We’re back to the moral question, asking again: Why is torture wrong? These fourteen detainees are some of our worst enemies. The instinct to treat them as they have treated us is understandable, perhaps to a degree even irresistible, and rather terrible when unleashed.
Yet torture is wrong because it can never serve a moral purpose. It serves instead only an immoral purpose: the destruction of an individual’s personhood. It is violence against the imago Dei, the image of God carried by every person.
Crucial to the use of torture is the intentional, systematic, step-by-step reduction of identity and selfhood, the purposeful diminution of the person as person, as the image of God cheapened to something less, to something “unperson.” The “other” is depersonalized. It is this process of thinking which gives us license for abortion, euthanasia, capital punishment, and torture—everything that strips the person of personal humanity.
The enormity of the crime is of course granted. I don’t ever want to see Khalid or the others like him released. But I certainly regret that my government tortured him. His torture may have begun in a manner that was thought, even sworn, to be a measured and reasoned response for protecting a civil populace, part of a wider battle being waged to prevent actual and imminent dangers. But torture remains and will always be an abominable assault upon the imago Dei. At some fundamental level we declared that Khalid was not made in the image of God. From that, all else was inevitable.

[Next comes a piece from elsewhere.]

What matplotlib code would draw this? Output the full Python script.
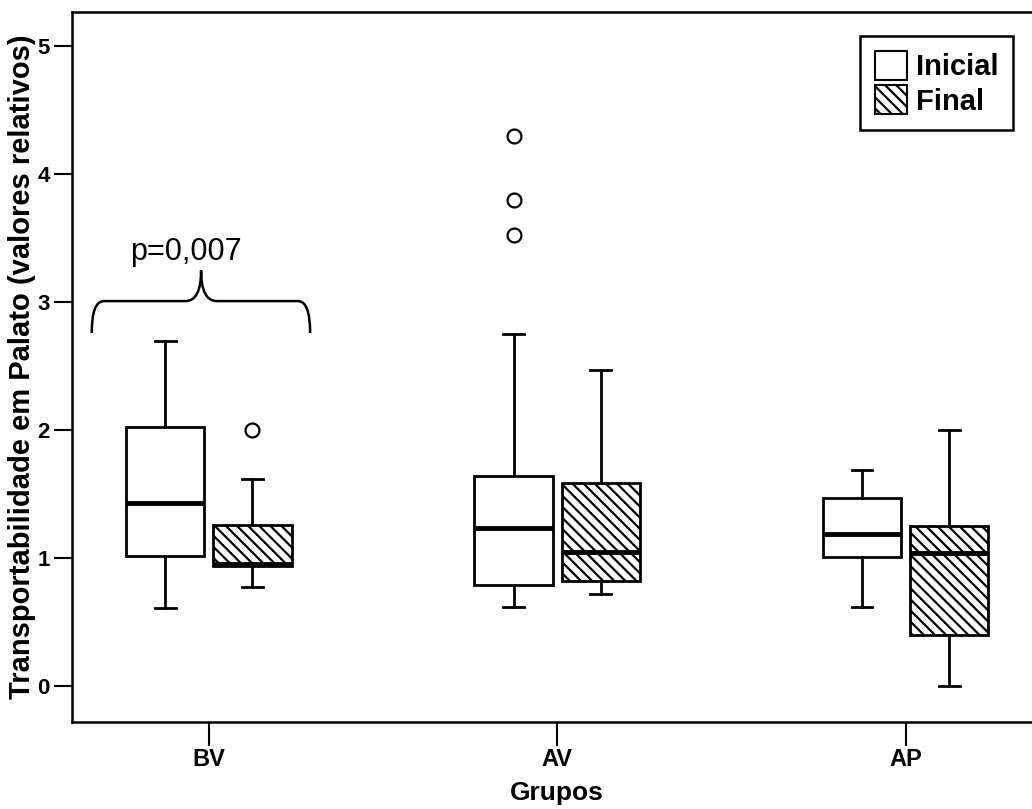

However it was initiated—all the lawyerly vetting that went on, and all the jabber about military necessity and keeping America safe—Khalid’s torture ended up being nothing more than torture, and only that. Somewhere well before the one-hundred eighty-third trip to the waterboard, torture was no longer merely an unproductive means of coaxing information from a suspect. It became an impersonal bureaucratized process that swiped his individuality. It was a form of mental murder.
Along with an account of Khalid’s crimes also must come an account of his humanity. Personhood carries an elementary dignity, even when the person carrying it is one of our cruelest enemies.
Russell E. Saltzman is associate editor of First Things.